Since then, according to some in the administration, the Cheney mystique within the White House has faded. Presidential aides are no longer as intimidated by Cheney's staff as they once were, and some who have seen the vice president in private lately said he seems personally down. His combative tone in a CNN interview last month, even as Bush was trying to reach out to Democrats, surprised presidential aides and hinted at his frustration over the turn of events.
Advisers played down reports of tension and noted that Cheney's decision not to run makes him the most loyal vice president in modern times. "Contrary to popular belief, he doesn't freelance," said Mary Matalin, a former aide. "You don't have to work parallel agendas -- the president's and your own."
Bush plans to remain neutral in the GOP primaries -- "helpful to all, partial to none," in the words of one aide. His political guru, Karl Rove, is likewise staying out of the race and refuses to handicap it even among friends for fear of showing favoritism. Some Bush advisers, such as media strategist Mark McKinnon, have signed on with McCain, while the candidates compete for the president's fundraisers.

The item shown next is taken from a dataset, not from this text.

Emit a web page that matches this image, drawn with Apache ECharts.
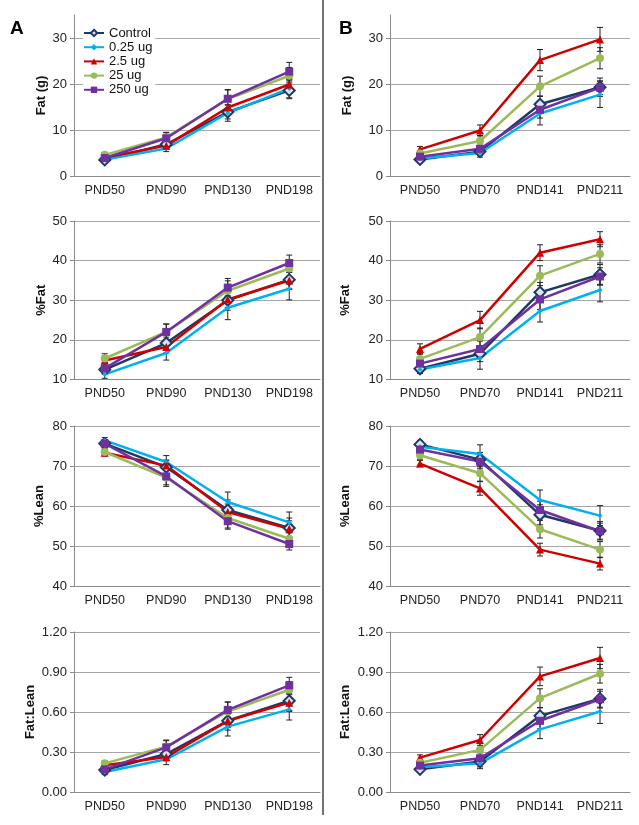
<!DOCTYPE html>
<html>
<head>
<meta charset="utf-8">
<script src="https://cdn.jsdelivr.net/npm/echarts@6/dist/echarts.min.js"></script>
<style>
  html, body { margin: 0; padding: 0; background: #fff; }
  #chart { width: 639px; height: 825px; }
</style>
</head>
<body>
<div id="chart"></div>
<script>
// groups, in drawing order
var groups = ["Control", "0.25 ug", "2.5 ug", "25 ug", "250 ug"];
var catsA = ["PND50", "PND90", "PND130", "PND198"];
var catsB = ["PND50", "PND70", "PND141", "PND211"];

// means, one row per group
var fatA = [[3.5, 6.9, 13.9, 18.6], [3.6, 6.0, 13.7, 19.0], [4.0, 6.6, 14.9, 19.9], [4.6, 8.4, 16.7, 21.8], [3.9, 8.2, 16.8, 22.7]];
var fatB = [[3.6, 5.3, 15.6, 19.3], [3.8, 5.0, 13.6, 17.7], [5.8, 9.9, 25.2, 29.7], [4.9, 7.6, 19.5, 25.6], [4.2, 5.9, 14.4, 19.2]];
var pctFatA = [[12.5, 19.2, 30.0, 35.2], [11.3, 16.7, 28.1, 32.9], [14.8, 18.2, 30.2, 35.0], [15.3, 22.0, 32.4, 38.0], [12.8, 22.0, 33.2, 39.4]];
var pctFatB = [[12.7, 16.5, 32.0, 36.5], [12.5, 15.4, 27.3, 32.6], [17.7, 25.0, 42.0, 45.4], [15.2, 20.7, 36.2, 41.7], [14.0, 17.7, 30.2, 36.0]];
var leanA = [[75.6, 69.7, 59.0, 54.5], [76.4, 71.0, 61.0, 55.9], [73.3, 70.1, 58.5, 54.3], [73.5, 67.1, 57.0, 51.8], [75.6, 67.4, 56.2, 50.5]];
var leanB = [[75.4, 71.6, 57.8, 53.8], [74.8, 73.0, 61.5, 57.6], [70.6, 64.4, 49.1, 45.6], [72.7, 68.2, 54.2, 49.1], [74.1, 71.1, 59.0, 53.7]];
var ratioA = [[0.165, 0.285, 0.534, 0.684], [0.15, 0.245, 0.49, 0.62], [0.20, 0.263, 0.534, 0.67], [0.215, 0.34, 0.604, 0.767], [0.17, 0.335, 0.616, 0.80]];
var ratioB = [[0.17, 0.228, 0.571, 0.70], [0.185, 0.215, 0.47, 0.604], [0.258, 0.39, 0.867, 1.005], [0.22, 0.316, 0.704, 0.887], [0.198, 0.253, 0.534, 0.696]];

// error bar half-lengths
var fatAErr = [[0.4, 0.8, 1.5, 1.8], [0.4, 0.7, 1.8, 2.0], [0.5, 0.8, 1.2, 1.2], [0.5, 1.0, 2.0, 1.8], [0.5, 1.3, 2.0, 2.0]];
var fatBErr = [[0.5, 0.8, 1.8, 2.0], [0.4, 0.9, 2.5, 2.8], [0.6, 1.2, 2.3, 2.6], [0.6, 1.2, 2.2, 2.3], [0.5, 0.8, 1.8, 1.5]];
var pctFatAErr = [[1.0, 1.5, 2.5, 2.5], [1.0, 1.8, 3.0, 2.8], [1.2, 1.5, 2.0, 2.0], [1.2, 2.0, 2.5, 2.0], [1.5, 2.0, 2.3, 2.0]];
var pctFatBErr = [[1.0, 2.0, 2.5, 2.5], [1.0, 2.8, 2.8, 3.0], [1.3, 2.2, 2.0, 1.9], [1.3, 2.3, 2.5, 2.3], [1.0, 2.0, 2.5, 2.2]];
var leanAErr = [[1.0, 1.8, 2.5, 2.5], [0.7, 1.6, 2.5, 2.6], [0.8, 1.2, 2.0, 2.0], [0.8, 1.8, 2.5, 2.2], [1.0, 2.5, 2.0, 1.5]];
var leanBErr = [[1.0, 1.8, 2.5, 2.3], [1.0, 2.3, 2.5, 2.5], [0.8, 1.7, 1.6, 1.6], [1.0, 2.0, 2.2, 2.0], [1.0, 1.8, 2.2, 2.0]];
var ratioAErr = [[0.02, 0.04, 0.07, 0.08], [0.02, 0.04, 0.07, 0.08], [0.02, 0.03, 0.05, 0.06], [0.02, 0.05, 0.07, 0.06], [0.03, 0.05, 0.06, 0.06]];
var ratioBErr = [[0.02, 0.04, 0.06, 0.07], [0.02, 0.04, 0.07, 0.09], [0.02, 0.04, 0.07, 0.08], [0.02, 0.05, 0.07, 0.07], [0.02, 0.04, 0.06, 0.06]];

// y axis tick labels
var fatTicks = [0, 10, 20, 30];
var pctFatTicks = [10, 20, 30, 40, 50];
var leanTicks = [40, 50, 60, 70, 80];
var ratioTicks = [0, 0.3, 0.6, 0.9, 1.2];

var font = "Liberation Sans, Arial, sans-serif";
var colors = ["#1F3864", "#00B0F0", "#D00000", "#9BBB59", "#7030A0"];
var symbols = ["diamond", "diamond", "triangle", "circle", "rect"];
var symbolSizes = [11, 5, 8, 8, 8];

// layout of the 8 panels
var cols = [{ left: 74, width: 246 }, { left: 390, width: 240 }];
var rows = [{ top: 15, height: 161 }, { top: 221, height: 158.5 }, { top: 426, height: 160 }, { top: 632, height: 160 }];

var panels = [
  { row: 0, col: 0, cats: catsA, means: fatA, errs: fatAErr, name: "Fat (g)", ticks: fatTicks, max: 35, gap: 26, dec: 0 },
  { row: 0, col: 1, cats: catsB, means: fatB, errs: fatBErr, name: "Fat (g)", ticks: fatTicks, max: 35, gap: 36, dec: 0 },
  { row: 1, col: 0, cats: catsA, means: pctFatA, errs: pctFatAErr, name: "%Fat", ticks: pctFatTicks, gap: 26, dec: 0 },
  { row: 1, col: 1, cats: catsB, means: pctFatB, errs: pctFatBErr, name: "%Fat", ticks: pctFatTicks, gap: 38, dec: 0 },
  { row: 2, col: 0, cats: catsA, means: leanA, errs: leanAErr, name: "%Lean", ticks: leanTicks, gap: 28, dec: 0 },
  { row: 2, col: 1, cats: catsB, means: leanB, errs: leanBErr, name: "%Lean", ticks: leanTicks, gap: 38, dec: 0 },
  { row: 3, col: 0, cats: catsA, means: ratioA, errs: ratioAErr, name: "Fat:Lean", ticks: ratioTicks, gap: 37, dec: 2 },
  { row: 3, col: 1, cats: catsB, means: ratioB, errs: ratioBErr, name: "Fat:Lean", ticks: ratioTicks, gap: 38, dec: 2 }
];

var grids = [], xAxes = [], yAxes = [], series = [];

panels.forEach(function (p, i) {
  grids.push({
    left: cols[p.col].left, width: cols[p.col].width,
    top: rows[p.row].top, height: rows[p.row].height
  });
  xAxes.push({
    type: "category", gridIndex: i, data: p.cats,
    axisLine: { lineStyle: { color: "#8a8a8a" } },
    axisTick: { length: 5, lineStyle: { color: "#8a8a8a" } },
    axisLabel: { interval: 0, hideOverlap: false, color: "#222", fontFamily: font, fontSize: 12.5, margin: 8 }
  });
  var yMin = p.ticks[0];
  var yMax = p.max != null ? p.max : p.ticks[p.ticks.length - 1];
  yAxes.push({
    type: "value", gridIndex: i, min: yMin, max: yMax,
    name: p.name, nameLocation: "middle", nameRotate: 90, nameGap: p.gap,
    nameTextStyle: { color: "#111", fontFamily: font, fontSize: 13, fontWeight: "bold" },
    axisLine: { show: true, lineStyle: { color: "#8a8a8a" } },
    axisTick: { show: true, length: 4, customValues: p.ticks, lineStyle: { color: "#8a8a8a" } },
    axisLabel: {
      customValues: p.ticks, color: "#222", fontFamily: font, fontSize: 13, margin: 7,
      formatter: function (v) { return Number(v).toFixed(p.dec); }
    },
    splitLine: { show: true, lineStyle: { color: "#a6a6a6", width: 1 } }
  });

  groups.forEach(function (g, k) {
    // error bars
    series.push({
      type: "custom", xAxisIndex: i, yAxisIndex: i, silent: true, z: 2,
      data: p.means[k].map(function (m, j) { return [j, m - p.errs[k][j], m + p.errs[k][j]]; }),
      encode: { x: 0, y: [1, 2] },
      renderItem: function (params, api) {
        var lo = api.coord([api.value(0), api.value(1)]);
        var hi = api.coord([api.value(0), api.value(2)]);
        var w = 3;
        var st = { stroke: "#222", lineWidth: 1 };
        return {
          type: "group",
          children: [
            { type: "line", shape: { x1: lo[0], y1: lo[1], x2: hi[0], y2: hi[1] }, style: st },
            { type: "line", shape: { x1: hi[0] - w, y1: hi[1], x2: hi[0] + w, y2: hi[1] }, style: st },
            { type: "line", shape: { x1: lo[0] - w, y1: lo[1], x2: lo[0] + w, y2: lo[1] }, style: st }
          ]
        };
      }
    });
    // mean lines
    series.push({
      name: g, type: "line", xAxisIndex: i, yAxisIndex: i, z: 3,
      data: p.means[k],
      symbol: symbols[k], symbolSize: symbolSizes[k],
      showAllSymbol: true,
      lineStyle: { color: colors[k], width: 2.5 },
      itemStyle: k === 0
        ? { color: "#DCE6F2", borderColor: colors[0], borderWidth: 2 }
        : { color: colors[k], borderColor: colors[k], borderWidth: 0 },
      emphasis: { disabled: true }
    });
  });
});

var chart = echarts.init(document.getElementById("chart"), null, { renderer: "canvas" });

var option = {
  animation: false,
  backgroundColor: "#fff",
  grid: grids,
  xAxis: xAxes,
  yAxis: yAxes,
  series: series,
  legend: {
    data: groups, orient: "vertical", left: 83, top: 24,
    itemWidth: 20, itemHeight: 8, itemGap: 0.2,
    padding: [2, 3, 2, 0], backgroundColor: "#fff",
    textStyle: { color: "#111", fontFamily: font, fontSize: 13, lineHeight: 14 }
  },
  graphic: [
    { type: "text", left: 10, top: 19, style: { text: "A", font: "bold 19px " + font, fill: "#000" } },
    { type: "text", left: 339, top: 19, style: { text: "B", font: "bold 19px " + font, fill: "#000" } },
    { type: "line", shape: { x1: 323, y1: 0, x2: 323, y2: 815 }, style: { stroke: "#444", lineWidth: 1.5 } }
  ]
};

chart.setOption(option);
</script>
</body>
</html>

Within the White House, there is no sentimental favorite, no candidate in the Bush mold who excites his loyalists. McCain's long rivalry with Bush makes him anathema to many, but some top aides appreciate that he has always supported the president on the issue that matters most, the Iraq war. On domestic matters, many in the White House are attracted to Romney, seeing him as the most electable conservative. Giuliani has admirers for his performance on Sept. 11, 2001, but many consider him too liberal on social issues.
As the campaign begins to heat up without him, Bush may find it irritating not to have a role. As Timothy Walch, a historian and director of the Herbert Hoover Presidential Library, put it: "It's very hard, I think, psychologically and politically, for somebody who has been the most powerful person in the world to begin gradually to detach themselves from power."